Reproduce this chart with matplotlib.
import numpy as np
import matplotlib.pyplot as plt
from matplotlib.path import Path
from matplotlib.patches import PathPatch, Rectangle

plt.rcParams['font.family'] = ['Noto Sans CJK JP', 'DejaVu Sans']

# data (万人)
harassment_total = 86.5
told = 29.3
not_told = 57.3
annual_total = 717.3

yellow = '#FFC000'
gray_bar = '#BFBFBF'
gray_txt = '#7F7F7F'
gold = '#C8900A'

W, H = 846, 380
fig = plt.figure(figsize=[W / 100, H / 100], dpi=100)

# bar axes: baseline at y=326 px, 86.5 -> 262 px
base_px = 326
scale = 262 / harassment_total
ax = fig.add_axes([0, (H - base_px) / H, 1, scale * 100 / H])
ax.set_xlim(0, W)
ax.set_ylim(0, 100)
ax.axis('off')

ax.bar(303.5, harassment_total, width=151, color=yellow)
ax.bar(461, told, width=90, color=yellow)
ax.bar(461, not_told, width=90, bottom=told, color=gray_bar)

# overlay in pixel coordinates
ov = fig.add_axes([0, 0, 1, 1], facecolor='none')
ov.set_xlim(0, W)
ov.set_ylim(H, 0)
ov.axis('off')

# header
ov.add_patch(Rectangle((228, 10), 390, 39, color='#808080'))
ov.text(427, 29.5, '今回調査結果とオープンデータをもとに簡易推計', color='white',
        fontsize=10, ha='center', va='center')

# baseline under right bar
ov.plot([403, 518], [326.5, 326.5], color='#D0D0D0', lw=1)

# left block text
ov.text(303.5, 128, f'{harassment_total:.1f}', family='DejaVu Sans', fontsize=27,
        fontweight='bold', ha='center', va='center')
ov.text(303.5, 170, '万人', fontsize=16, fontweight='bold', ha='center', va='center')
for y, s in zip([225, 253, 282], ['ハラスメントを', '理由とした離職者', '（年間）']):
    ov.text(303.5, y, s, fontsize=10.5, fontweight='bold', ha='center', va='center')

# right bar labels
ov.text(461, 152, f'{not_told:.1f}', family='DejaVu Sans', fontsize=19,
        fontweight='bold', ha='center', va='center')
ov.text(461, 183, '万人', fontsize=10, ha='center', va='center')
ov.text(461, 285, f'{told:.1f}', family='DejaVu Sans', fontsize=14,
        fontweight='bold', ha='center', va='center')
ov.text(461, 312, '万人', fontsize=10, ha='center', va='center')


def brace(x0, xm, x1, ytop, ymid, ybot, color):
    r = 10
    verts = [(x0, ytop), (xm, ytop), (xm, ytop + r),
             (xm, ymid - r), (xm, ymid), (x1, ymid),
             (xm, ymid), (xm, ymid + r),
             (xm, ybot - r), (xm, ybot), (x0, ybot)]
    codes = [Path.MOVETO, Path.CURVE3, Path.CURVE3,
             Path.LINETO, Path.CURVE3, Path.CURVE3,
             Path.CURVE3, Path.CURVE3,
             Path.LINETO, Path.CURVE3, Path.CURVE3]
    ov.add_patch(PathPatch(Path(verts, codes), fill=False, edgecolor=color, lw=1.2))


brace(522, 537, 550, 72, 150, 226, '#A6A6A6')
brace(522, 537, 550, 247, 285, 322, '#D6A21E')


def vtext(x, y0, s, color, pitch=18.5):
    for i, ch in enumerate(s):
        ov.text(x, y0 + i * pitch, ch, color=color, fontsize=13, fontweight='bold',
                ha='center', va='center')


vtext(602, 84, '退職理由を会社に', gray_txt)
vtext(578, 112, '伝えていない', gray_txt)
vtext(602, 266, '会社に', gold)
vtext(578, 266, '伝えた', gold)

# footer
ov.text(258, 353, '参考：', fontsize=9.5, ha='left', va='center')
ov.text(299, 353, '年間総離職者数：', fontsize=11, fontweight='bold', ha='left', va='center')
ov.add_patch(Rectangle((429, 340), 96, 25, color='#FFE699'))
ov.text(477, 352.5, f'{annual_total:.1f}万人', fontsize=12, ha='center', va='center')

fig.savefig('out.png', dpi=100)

----------

→ Written exercise
Include the first line, the line containing "ov.plot([403, 518], [326.5, 326.5], color='#D0D0D0', lw=1)", and every line between them, copied exactly from the material above; output no other line.

→ Response
Reproduce this chart with matplotlib.
import numpy as np
import matplotlib.pyplot as plt
from matplotlib.path import Path
from matplotlib.patches import PathPatch, Rectangle

plt.rcParams['font.family'] = ['Noto Sans CJK JP', 'DejaVu Sans']

# data (万人)
harassment_total = 86.5
told = 29.3
not_told = 57.3
annual_total = 717.3

yellow = '#FFC000'
gray_bar = '#BFBFBF'
gray_txt = '#7F7F7F'
gold = '#C8900A'

W, H = 846, 380
fig = plt.figure(figsize=[W / 100, H / 100], dpi=100)

# bar axes: baseline at y=326 px, 86.5 -> 262 px
base_px = 326
scale = 262 / harassment_total
ax = fig.add_axes([0, (H - base_px) / H, 1, scale * 100 / H])
ax.set_xlim(0, W)
ax.set_ylim(0, 100)
ax.axis('off')

ax.bar(303.5, harassment_total, width=151, color=yellow)
ax.bar(461, told, width=90, color=yellow)
ax.bar(461, not_told, width=90, bottom=told, color=gray_bar)

# overlay in pixel coordinates
ov = fig.add_axes([0, 0, 1, 1], facecolor='none')
ov.set_xlim(0, W)
ov.set_ylim(H, 0)
ov.axis('off')

# header
ov.add_patch(Rectangle((228, 10), 390, 39, color='#808080'))
ov.text(427, 29.5, '今回調査結果とオープンデータをもとに簡易推計', color='white',
        fontsize=10, ha='center', va='center')

# baseline under right bar
ov.plot([403, 518], [326.5, 326.5], color='#D0D0D0', lw=1)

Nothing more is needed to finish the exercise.